Transcribe the material word for word, but without the images.

Information supplied:
** start **
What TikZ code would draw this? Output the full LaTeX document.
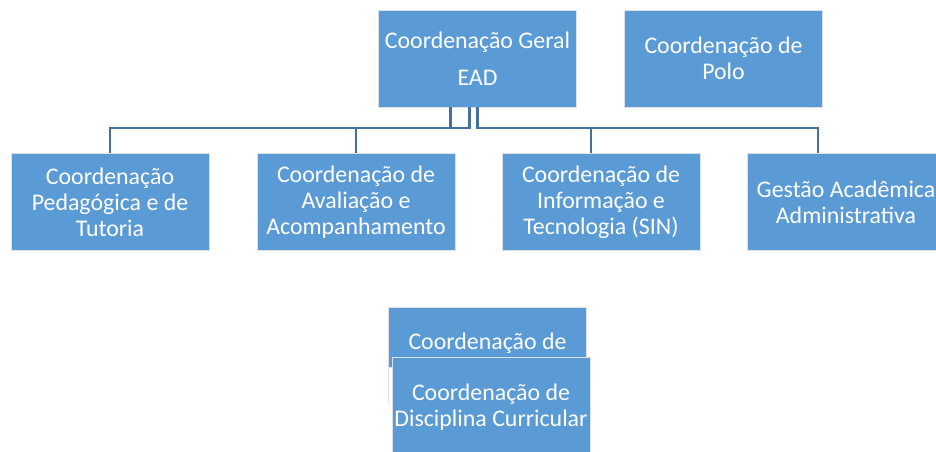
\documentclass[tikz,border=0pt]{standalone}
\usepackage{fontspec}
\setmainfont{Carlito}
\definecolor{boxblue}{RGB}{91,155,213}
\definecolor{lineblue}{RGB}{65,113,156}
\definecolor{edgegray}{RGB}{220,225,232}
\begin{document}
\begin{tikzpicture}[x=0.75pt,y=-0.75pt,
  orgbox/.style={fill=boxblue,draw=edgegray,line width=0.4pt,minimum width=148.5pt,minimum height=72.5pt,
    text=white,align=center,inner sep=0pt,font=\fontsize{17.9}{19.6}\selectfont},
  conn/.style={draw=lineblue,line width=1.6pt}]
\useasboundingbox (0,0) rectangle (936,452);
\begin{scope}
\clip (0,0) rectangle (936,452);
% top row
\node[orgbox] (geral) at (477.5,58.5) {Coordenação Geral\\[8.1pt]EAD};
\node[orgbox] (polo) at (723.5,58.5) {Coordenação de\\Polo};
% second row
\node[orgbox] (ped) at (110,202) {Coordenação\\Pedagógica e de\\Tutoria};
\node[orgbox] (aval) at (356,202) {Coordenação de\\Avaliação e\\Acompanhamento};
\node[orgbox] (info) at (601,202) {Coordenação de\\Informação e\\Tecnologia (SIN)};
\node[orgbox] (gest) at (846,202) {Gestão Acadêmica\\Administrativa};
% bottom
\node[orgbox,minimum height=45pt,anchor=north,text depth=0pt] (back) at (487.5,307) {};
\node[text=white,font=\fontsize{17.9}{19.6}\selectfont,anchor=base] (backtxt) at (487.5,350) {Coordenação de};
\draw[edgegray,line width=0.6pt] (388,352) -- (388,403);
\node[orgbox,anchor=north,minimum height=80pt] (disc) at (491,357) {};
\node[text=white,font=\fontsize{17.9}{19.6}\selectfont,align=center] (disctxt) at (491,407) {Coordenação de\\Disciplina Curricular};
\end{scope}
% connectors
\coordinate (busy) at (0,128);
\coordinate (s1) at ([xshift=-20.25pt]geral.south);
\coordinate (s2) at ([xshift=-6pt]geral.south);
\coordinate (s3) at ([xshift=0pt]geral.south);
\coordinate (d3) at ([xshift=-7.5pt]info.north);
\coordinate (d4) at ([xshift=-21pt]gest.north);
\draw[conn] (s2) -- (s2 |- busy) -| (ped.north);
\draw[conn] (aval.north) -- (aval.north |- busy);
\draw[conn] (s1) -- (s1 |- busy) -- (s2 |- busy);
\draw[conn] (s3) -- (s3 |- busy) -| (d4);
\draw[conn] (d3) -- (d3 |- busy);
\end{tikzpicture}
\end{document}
** end **
Reply to the exercise:
What TikZ code would draw this? Output the full LaTeX document.
\documentclass[tikz,border=0pt]{standalone}
\usepackage{fontspec}
\setmainfont{Carlito}
\definecolor{boxblue}{RGB}{91,155,213}
\definecolor{lineblue}{RGB}{65,113,156}
\definecolor{edgegray}{RGB}{220,225,232}
\begin{document}
\begin{tikzpicture}[x=0.75pt,y=-0.75pt,
  orgbox/.style={fill=boxblue,draw=edgegray,line width=0.4pt,minimum width=148.5pt,minimum height=72.5pt,
    text=white,align=center,inner sep=0pt,font=\fontsize{17.9}{19.6}\selectfont},
  conn/.style={draw=lineblue,line width=1.6pt}]
\useasboundingbox (0,0) rectangle (936,452);
\begin{scope}
\clip (0,0) rectangle (936,452);
% top row
\node[orgbox] (geral) at (477.5,58.5) {Coordenação Geral\\[8.1pt]EAD};
\node[orgbox] (polo) at (723.5,58.5) {Coordenação de\\Polo};
% second row
\node[orgbox] (ped) at (110,202) {Coordenação\\Pedagógica e de\\Tutoria};
\node[orgbox] (aval) at (356,202) {Coordenação de\\Avaliação e\\Acompanhamento};
\node[orgbox] (info) at (601,202) {Coordenação de\\Informação e\\Tecnologia (SIN)};
\node[orgbox] (gest) at (846,202) {Gestão Acadêmica\\Administrativa};
% bottom
\node[orgbox,minimum height=45pt,anchor=north,text depth=0pt] (back) at (487.5,307) {};
\node[text=white,font=\fontsize{17.9}{19.6}\selectfont,anchor=base] (backtxt) at (487.5,350) {Coordenação de};
\draw[edgegray,line width=0.6pt] (388,352) -- (388,403);
\node[orgbox,anchor=north,minimum height=80pt] (disc) at (491,357) {};
\node[text=white,font=\fontsize{17.9}{19.6}\selectfont,align=center] (disctxt) at (491,407) {Coordenação de\\Disciplina Curricular};
\end{scope}
% connectors
\coordinate (busy) at (0,128);
\coordinate (s1) at ([xshift=-20.25pt]geral.south);
\coordinate (s2) at ([xshift=-6pt]geral.south);
\coordinate (s3) at ([xshift=0pt]geral.south);
\coordinate (d3) at ([xshift=-7.5pt]info.north);
\coordinate (d4) at ([xshift=-21pt]gest.north);
\draw[conn] (s2) -- (s2 |- busy) -| (ped.north);
\draw[conn] (aval.north) -- (aval.north |- busy);
\draw[conn] (s1) -- (s1 |- busy) -- (s2 |- busy);
\draw[conn] (s3) -- (s3 |- busy) -| (d4);
\draw[conn] (d3) -- (d3 |- busy);
\end{tikzpicture}
\end{document}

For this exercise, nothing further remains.